Andy once jokingly asked me if I have a song to illustrate each different moment of my life. I do. I remember a song I like almost instantaneously and I go through life with a soundtrack playing in my head, like in the movies. Some emotion I’m experiencing or a phrase said by someone triggers it and the soundtrack starts playing. I even have songs associated with moments in my life that hasn’t happened yet or may hpefully never happen, such as getting married (The right man, Christina Aguilera) or staying in a psych ward (Lithium, Evanescence).

There’s a song I associate with leaving school and going back home, called Korabli (Ship) by the Russian singer of the 1960s and 1970s Vladimir Visotsky.

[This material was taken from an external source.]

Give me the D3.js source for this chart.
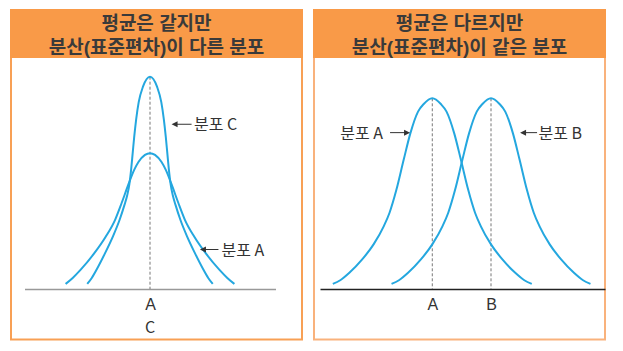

I like the guys voice, deep but with a barely audible obertone of sadness to it, and the song itself is somewhat melancholic. It reminds me of a time and place when artists cared a lot less what kind of music sells well, hence there were less boyish looking male singers and less songs about chillin’ in da club. The music and the lyrics are more personal and introspective.

My Russian’s wayyy too bad to translate all the lyrics of the song, but, basically, the guy sings of returning home ot his wife, friends and dreams. “I will finally return…, I will finally sleep” and there’s also a beautifully sad line that I can relate to: “I don’t believe in destiny and even in myself”.

I remembered this song since I’m about to go back home again, and I played it all day long. Does the man sound…tired? Or is it just me hearing my own weariness through the lyrics? In the last two and a half years I’ve traveled more than in all my life before I went to college, and sometimes…a lot of times, I feel tired. Tired of changing the place I live every few months, tired of dragging suitcases across the ocean, tired of meeting new people and never sticking around long enough to form the deep, selfless, lasting friendships. I miss having a home, though I left to start building a life of my own and a home of my own, and I’m sure will have that someday.

So I’m melancholic but excited to finally be going back home, and this time Andy will come visit and spend Christmas with me in Bulgaria. I anticipated it so much it scares me! So I play the song to soothe me and it somehow remind’s me it’s all real, and even though I don’t have a home to live in, I have a home to get back to. It’s what keeps me going through these last few days.